Конечно, вошедший в историческое пространство человек массы повсюду, в любой культуре, требует зрелищ. Но в одном случае он зритель, в крайнем случае пассивный участник (карнавал), в другом – мистериальная жертва. Чем ближе к востоку Европы, чем меньшую вестернизацию прошли народы (Германия и Франция менее «западные», чем, скажем, Англия), тем больше шансов на теургическое всеобщее – тотальное, тоталитарное – действо. Французская революция 1789–1793 гг. рядилась в тоги римских республиканцев и рубила на гильотине многие тысячи голов. Муссолини апеллировал к императорскому Риму, насаждая фашизм. Гитлер возрождал образ древнего германца а-ля Арминий (победитель римских легионов в Тевтобургском лесу). Это был путь самоутверждения европейских стран, вдруг оказавшихся маргиналами в процессе цивилизации, отстаивания своего места наперекор «Западу».

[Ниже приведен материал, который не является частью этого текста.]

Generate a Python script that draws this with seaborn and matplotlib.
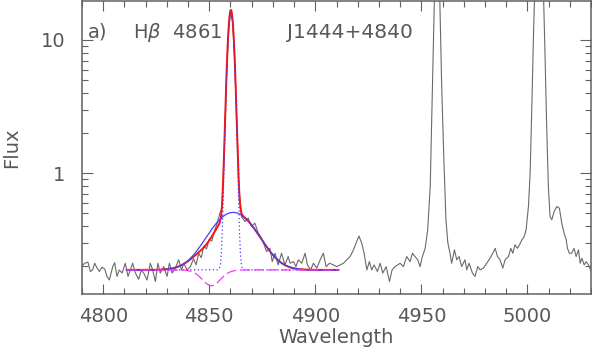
import numpy as np
import pandas as pd
import matplotlib
matplotlib.use("Agg")
import matplotlib.pyplot as plt
import seaborn as sns
from matplotlib.ticker import FixedLocator, FixedFormatter, MultipleLocator, LogLocator, NullFormatter

# ---------------- data ----------------
wave = [4790.0, 4791.3, 4792.8, 4793.9, 4795.0, 4796.0, 4797.1, 4798.2, 4799.4, 4800.7,
        4801.8, 4802.9, 4804.5, 4805.4, 4806.5, 4807.6, 4808.9, 4810.4, 4811.7, 4812.8,
        4813.9, 4815.2, 4816.7, 4818.0, 4819.1, 4820.7, 4822.2, 4823.3, 4824.6, 4825.8,
        4826.9, 4828.5, 4830.1, 4831.2, 4832.5, 4834.0, 4835.6, 4836.9, 4838.0, 4839.5,
        4841.1, 4842.6, 4843.8, 4845.0, 4846.2, 4847.5, 4848.7, 4850.0, 4851.2, 4852.5,
        4853.7, 4855.0, 4856.0, 4857.0, 4858.0, 4859.0, 4860.0, 4861.0, 4862.0, 4863.0,
        4864.0, 4865.2, 4866.8, 4868.4, 4869.9, 4871.5, 4873.1, 4874.7, 4876.2, 4877.0,
        4878.6, 4879.7, 4881.0, 4882.5, 4884.1, 4885.7, 4887.2, 4888.1, 4889.7, 4890.9,
        4892.0, 4893.6, 4895.2, 4896.3, 4897.8, 4899.1, 4900.7, 4902.3, 4903.8, 4905.1,
        4906.7, 4908.5, 4910.1, 4911.7, 4913.3, 4914.8, 4916.4, 4918.0, 4919.2, 4920.6,
        4921.9, 4923.0, 4924.3, 4925.5, 4926.6, 4927.7, 4929.3, 4930.6, 4931.8, 4933.4,
        4935.0, 4936.2, 4937.6, 4940.0, 4941.5, 4943.1, 4944.7, 4945.8, 4947.0, 4948.3,
        4949.4, 4950.5, 4951.8, 4953.0, 4954.2, 4955.3, 4956.2, 4957.4, 4958.6, 4959.6,
        4960.6, 4961.6, 4962.5, 4963.5, 4964.3, 4965.6, 4966.7, 4967.8, 4969.0, 4970.6,
        4971.4, 4972.5, 4974.1, 4975.3, 4976.6, 4977.7, 4979.3, 4980.8, 4982.4, 4983.7,
        4984.8, 4985.9, 4987.1, 4988.4, 4989.5, 4991.1, 4992.2, 4993.1, 4994.2, 4995.3,
        4996.3, 4997.4, 4998.5, 4999.4, 5000.5, 5001.3, 5002.1, 5002.9, 5003.9, 5005.5,
        5007.2, 5008.3, 5009.1, 5009.9, 5010.7, 5011.5, 5012.6, 5013.9, 5015.1, 5016.2,
        5017.3, 5018.3, 5018.9, 5019.8, 5020.9, 5022.0, 5023.0, 5024.1, 5024.9, 5025.7,
        5026.8, 5027.7, 5028.8, 5030.1]
flux = [0.201, 0.211, 0.215, 0.183, 0.188, 0.211, 0.194, 0.183, 0.197, 0.191,
        0.168, 0.158, 0.199, 0.213, 0.168, 0.188, 0.178, 0.211, 0.168, 0.188,
        0.211, 0.178, 0.160, 0.188, 0.178, 0.158, 0.211, 0.188, 0.154, 0.211,
        0.178, 0.199, 0.168, 0.211, 0.178, 0.194, 0.224, 0.188, 0.211, 0.188,
        0.199, 0.228, 0.205, 0.250, 0.232, 0.285, 0.270, 0.320, 0.310, 0.370,
        0.420, 0.500, 0.550, 1.30, 4.50, 11.0, 16.0, 13.8, 7.00, 2.30,
        0.780, 0.472, 0.434, 0.459, 0.398, 0.422, 0.355, 0.325, 0.281, 0.258,
        0.273, 0.217, 0.251, 0.205, 0.251, 0.205, 0.237, 0.211, 0.217, 0.199,
        0.224, 0.211, 0.251, 0.205, 0.188, 0.211, 0.194, 0.224, 0.251, 0.199,
        0.211, 0.205, 0.199, 0.205, 0.211, 0.224, 0.237, 0.266, 0.298, 0.338,
        0.298, 0.251, 0.188, 0.217, 0.188, 0.205, 0.183, 0.211, 0.178, 0.199,
        0.154, 0.188, 0.199, 0.211, 0.199, 0.237, 0.217, 0.251, 0.237, 0.224,
        0.199, 0.237, 0.273, 0.376, 0.800, 5.00, 22.0, 45.0, 24.0, 4.50,
        1.30, 0.450, 0.300, 0.251, 0.211, 0.266, 0.224, 0.237, 0.199, 0.224,
        0.188, 0.211, 0.178, 0.168, 0.199, 0.188, 0.194, 0.211, 0.230, 0.251,
        0.273, 0.237, 0.224, 0.194, 0.224, 0.237, 0.273, 0.251, 0.290, 0.273,
        0.290, 0.316, 0.334, 0.376, 0.562, 1.00, 3.16, 11.2, 40.0, 130.0,
        40.0, 8.00, 2.24, 0.790, 0.472, 0.447, 0.515, 0.562, 0.546, 0.422,
        0.355, 0.316, 0.273, 0.251, 0.251, 0.273, 0.237, 0.266, 0.211, 0.230,
        0.205, 0.217, 0.205, 0.183]

# fitted components (parameters)
cont_level = 0.188
broad_center, broad_amp, broad_sigma = 4861.3, 0.32, 10.0
narrow_center, narrow_amp, narrow_sigma = 4860.2, 16.3, 1.35
abs_center, abs_depth, abs_sigma = 4851.0, 0.045, 4.5
fit_start, fit_end = 4811.0, 4911.0

x_major = [4800, 4850, 4900, 4950, 5000]
y_major = [1, 10]
y_major_labels = ["1", "10"]
panel_label = "a)"
line_label = r"H$\beta$  4861"
object_label = "J1444+4840"

# ---------------- figure ----------------
sns.set_style("ticks")
plt.rcParams["font.family"] = ["DejaVu Sans"]
TXT = "#585858"
AX = "#606060"

W, H = 592, 350
fig = plt.figure(figsize=(W / 100, H / 100), dpi=100)
ax = fig.add_axes([82 / W, (H - 294) / H, 509 / W, 293 / H])
ax.set_yscale("log")

spec = pd.DataFrame({"wave": wave, "flux": flux})
sns.lineplot(data=spec, x="wave", y="flux", sort=False, estimator=None,
             color="#6a6a6a", lw=0.8, ax=ax)

mw = np.linspace(fit_start, fit_end, 800)
g_broad = broad_amp * np.exp(-(mw - broad_center) ** 2 / (2 * broad_sigma ** 2))
g_narrow = narrow_amp * np.exp(-(mw - narrow_center) ** 2 / (2 * narrow_sigma ** 2))
g_abs = -abs_depth * np.exp(-(mw - abs_center) ** 2 / (2 * abs_sigma ** 2))
model = pd.DataFrame({
    "wave": mw,
    "total": cont_level + g_broad + g_narrow + g_abs,
    "broad": cont_level + g_broad,
    "narrow": cont_level + g_narrow,
    "absn": cont_level + g_abs,
})
sns.lineplot(data=model, x="wave", y="total", sort=False, estimator=None,
             color="#ff1010", lw=1.4, ax=ax)
sns.lineplot(data=model, x="wave", y="broad", sort=False, estimator=None,
             color="#4040ff", lw=0.9, ax=ax)
sns.lineplot(data=model, x="wave", y="narrow", sort=False, estimator=None,
             color="#4040ff", lw=0.9, linestyle=(0, (1, 2)), ax=ax)
sns.lineplot(data=model, x="wave", y="absn", sort=False, estimator=None,
             color="#ff30ff", lw=0.9, linestyle=(0, (8, 3)), ax=ax)

ax.set_xlim(4790, 5030)
ax.set_ylim(0.124, 19.6)

ax.xaxis.set_major_locator(FixedLocator(x_major))
ax.xaxis.set_minor_locator(MultipleLocator(10))
ax.yaxis.set_major_locator(FixedLocator(y_major))
ax.yaxis.set_major_formatter(FixedFormatter(y_major_labels))
ax.yaxis.set_minor_locator(LogLocator(base=10, subs=np.arange(2, 10)))
ax.yaxis.set_minor_formatter(NullFormatter())

ax.tick_params(axis="both", which="both", direction="in", top=True, right=True,
               color=AX, width=0.8, labelcolor=TXT, labelsize=14)
ax.tick_params(axis="x", which="major", length=7.5, pad=9)
ax.tick_params(axis="x", which="minor", length=4.5)
ax.tick_params(axis="y", which="major", length=8, pad=12)
ax.tick_params(axis="y", which="minor", length=4)
for s in ax.spines.values():
    s.set_color(AX)
    s.set_linewidth(1.1)

ax.set_xlabel("Wavelength", fontsize=14, color=TXT, labelpad=2)
ax.set_ylabel("Flux", fontsize=14, color=TXT, labelpad=14)

fig.text(88 / W, 1 - 37.5 / H, panel_label, fontsize=14, color=TXT, va="baseline", ha="left")
fig.text(133 / W, 1 - 37.5 / H, line_label, fontsize=14, color=TXT, va="baseline", ha="left")
fig.text(287 / W, 1 - 37.5 / H, object_label, fontsize=14.5, color=TXT, va="baseline", ha="left")

fig.savefig("out.png", dpi=100)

Отсюда еще одно определение. Артистическая эпоха – это реакция на введение в историческое поле свободы огромных свежих масс людей. Старые системы очеловечения, гуманизации, цивилизации (вроде мистически-религиозного и мещански-бюргерского) дают сбои. Тогда включается в действие артистическая система, возвращающая людей в доцивилизованный этап с реальными мистериями и жертвами, таким путем пытаясь помочь сознанию масс справиться с обрушившейся на них свободой. Человечество как бы сызнова проигрывает свое духовное развитие, сызнова дорабатываясь до предохранительных механизмов цивилизации, но уже способных совладать с человеком массы. После катаклизмов ХХ века Европа, включая и Россию, похоже, возвращается к ренессансной – с опорой на личность – парадигме истории. Соборное сумасшествие эпохи сошло на нет, игра не требует больше материальной крови, не требует жертвы, она канализована, формализована, а человек отделен от действия как зритель – рампой: экраном кино, телевизора, трибунами стадионов и т. п.